Sonoma Valley school delivers meaty project

A group of Sonoma Valley High School freshmen have spent the past few months learning how the sausage gets made. Literally.|

Starting a business is no easy task. You need to develop a business plan, figure out the finances, pick a name, design a logo.

A group of Sonoma Valley High School freshmen have spent the past few months learning about startups and how the sausage gets made. Literally.

More than a hundred students teamed up in small groups to create fictitious sausage companies. They researched recipes, raised two hogs and learned how to make and market sausage as part of their farm-to-fork project, dubbed “Porkfolios.”

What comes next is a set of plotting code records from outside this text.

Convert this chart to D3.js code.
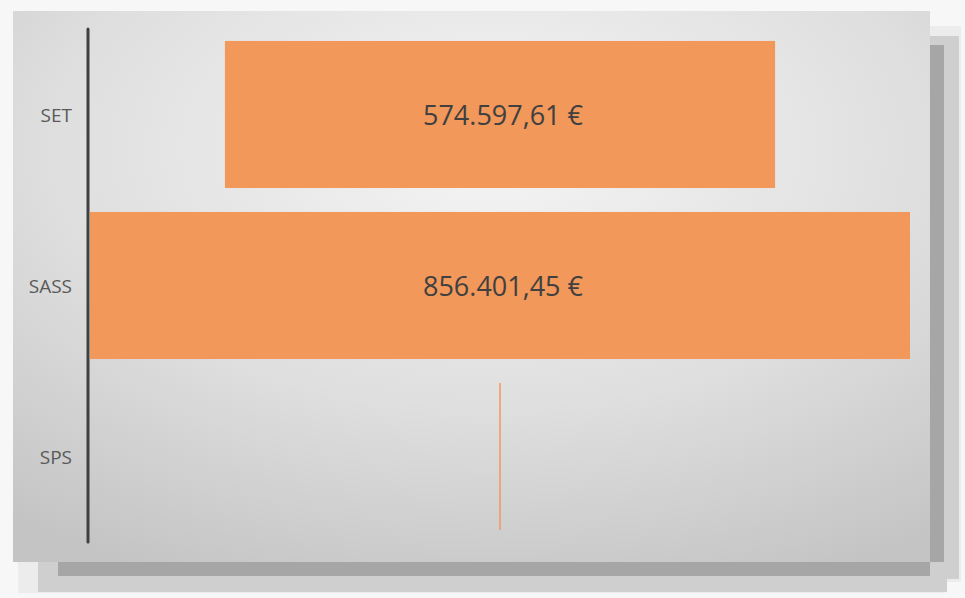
<!DOCTYPE html>
<html>
<head>
<meta charset="utf-8">
<script src="https://cdn.jsdelivr.net/npm/d3@7"></script>
<style>
  body { margin: 0; background: #f7f7f7; }
  svg { display: block; }
</style>
</head>
<body>
<svg id="chart" width="965" height="598"></svg>
<script>
var categories = ["SET", "SASS", "SPS"];
var values = [574597.61, 856401.45, 0];
var valueLabels = ["574.597,61 €", "856.401,45 €", ""];

var svg = d3.select("#chart");
const panel = {x: 13, y: 11, w: 917, h: 551};
const margins = {top: 18, left: 77, right: 20, bottom: 20};
const center = 500;

// soft pixelated drop shadow, right and bottom
var shadow = svg.append("g");
shadow.append("rect").attr("x", panel.x + panel.w).attr("y", panel.y + 15)
    .attr("width", 31).attr("height", panel.h + 5).attr("fill", "#ececec");
shadow.append("rect").attr("x", panel.x + 5).attr("y", panel.y + panel.h)
    .attr("width", panel.w + 10).attr("height", 31).attr("fill", "#ececec");
shadow.append("rect").attr("x", panel.x + panel.w).attr("y", panel.y + 25)
    .attr("width", 29).attr("height", panel.h - 8).attr("fill", "#cfcfcf");
shadow.append("rect").attr("x", panel.x + 25).attr("y", panel.y + panel.h)
    .attr("width", panel.w - 8).attr("height", 30).attr("fill", "#cfcfcf");
shadow.append("rect").attr("x", panel.x + panel.w).attr("y", panel.y + 34)
    .attr("width", 14).attr("height", panel.h - 34).attr("fill", "#a6a6a6");
shadow.append("rect").attr("x", panel.x + 45).attr("y", panel.y + panel.h)
    .attr("width", panel.w - 45).attr("height", 14).attr("fill", "#a6a6a6");

var defs = svg.append("defs");
var grad = defs.append("radialGradient").attr("id", "bg")
    .attr("cx", "52%").attr("cy", "25%").attr("r", "85%");
grad.append("stop").attr("offset", "0%").attr("stop-color", "#f5f5f5");
grad.append("stop").attr("offset", "55%").attr("stop-color", "#dfdfdf");
grad.append("stop").attr("offset", "100%").attr("stop-color", "#c4c4c4");

svg.append("rect")
    .attr("x", panel.x).attr("y", panel.y)
    .attr("width", panel.w).attr("height", panel.h)
    .attr("fill", "url(#bg)");

var plotTop = panel.y + margins.top;
var plotBottom = panel.y + panel.h - margins.bottom;
var axisX = panel.x + margins.left - 2;

var yScale = d3.scaleBand()
    .domain(categories)
    .range([plotTop, plotBottom])
    .paddingInner(0.14)
    .paddingOuter(0.07);

var halfWidth = d3.scaleLinear()
    .domain([0, d3.max(values)])
    .range([0, center - (axisX + 2)]);

var bars = svg.append("g").selectAll("g.bar")
    .data(categories).enter()
    .append("g").classed("bar", true);

bars.append("rect")
    .attr("x", (d, i) => center - Math.max(0.75, halfWidth(values[i])))
    .attr("y", d => yScale(d))
    .attr("width", (d, i) => Math.max(1.5, 2 * halfWidth(values[i])))
    .attr("height", yScale.bandwidth())
    .attr("fill", "#f1985a");

bars.append("text")
    .attr("x", center + 3)
    .attr("y", d => yScale(d) + yScale.bandwidth() / 2)
    .attr("text-anchor", "middle")
    .attr("dominant-baseline", "central")
    .attr("font-family", "Open Sans")
    .attr("font-size", 27)
    .attr("fill", "#404040")
    .text((d, i) => valueLabels[i]);

// category axis
svg.append("line")
    .attr("x1", axisX).attr("x2", axisX)
    .attr("y1", plotTop).attr("y2", plotBottom)
    .attr("stroke", "#404040").attr("stroke-width", 3)
    .attr("stroke-linecap", "round");

svg.append("g").selectAll("text")
    .data(categories).enter()
    .append("text")
    .attr("x", axisX - 16)
    .attr("y", d => yScale(d) + yScale.bandwidth() / 2)
    .attr("text-anchor", "end")
    .attr("dominant-baseline", "central")
    .attr("font-family", "Open Sans")
    .attr("font-size", 19)
    .attr("fill", "#595959")
    .text(d => d);
</script>
</body>
</html>
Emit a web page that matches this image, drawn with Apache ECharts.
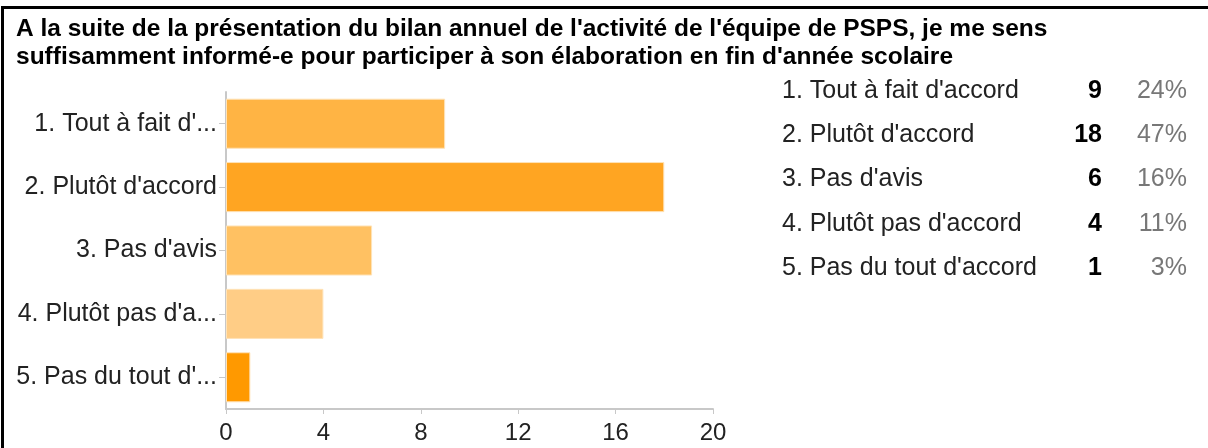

On Tuesday, five of their recipes went before four judges, including a local food writer and chefs Andrew Wilson and ?Roger Declercq. Wilson serves as the executive chef at The Lodge of Sonoma, and Declercq co-founded Sonoma Gourmet.

“It’s weird,” Brianna Vides, one of nine freshmen who volunteered to feed and care for the winter hogs, said about the tasting. “We saw them when they were little babies. They grew so big. And now (we) see them turned into sausage.”

She and fellow freshman Susana Calderon had affectionately named one of the pigs “Waddles.” Despite initial hesitations, the girls picked up toothpicks Tuesday afternoon and reached into the stainless steel chafing dishes for pieces of sausage to sample.

“It tasted so good,” Vides admitted. “All of them were good.”

They both favored the spicy chorizo recipe, which included cayenne pepper, paprika and fresh minced garlic. It tied for third place with another chorizo recipe, which called for coriander seed, ground cinnamon and Ancho chili powder. First place went to the maple bacon breakfast sausage by the Sonoma Sausage group.

The students spent one day a week working with the hogs on the school farm from October, said Karling Skoglund, the agriculture science teacher. They cleaned out the pens and fed and exercised the animals, which were harvested late last month.

“We got really good experience working with the pigs. We learned responsibility and how to take care of them,” said 15-year-old Calderon, who previously raised rabbits at home.

For Gabriel Naal, it was the first time he’d ever worked with animals. “It wasn’t easy,” he said.

Cleaning out the pens was a heavy-duty task. It also was a challenge to feed the hogs, which got pushy once they grew, said Naal, a 15-year-old freshman.

The pigs were purchased from a Santa Rosa breeder when they were about a month old and weighed about 40 pounds. They were about 250 pounds when they were slaughtered, she said.

Skoglund said the project was created three years ago by a group of teachers who attended Sonoma County Office of Education’s C^3: Integrated Project-Based Learning Institute, which helps educators develop hands-on projects to roll out at their schools.

The project teaches kids what it takes to grow their food, Skoglund said. Students don’t always understand where their meals come from, she said.

“When they go to the grocery store, the food is packaged for them. And it’s boneless. It’s really hard to make that connection - that this came from an animal,” said Skoglund, who teamed up with other teachers for the project.

“We’re combining math, English, P.E. and science,” she said.

For example, Skoglund said, students were asked to put together business plans and to write a Yelp-like review in their English class.

They then did a financial analysis in math class, while they researched the sausages’ nutritional values in physical education.

The sausage then was made by the advanced culinary arts students, who are mostly seniors. It was the first time they worked with whole pigs, Culinary Arts teacher Jonathan Beard said.

The students spent about a week preparing the pork and making the sausage. Some students have never seen sausage made, he said.

Beard hopes the project will teach students to value the work that goes into growing and preparing food.

“Hopefully, they’ll learn to waste less,” he said.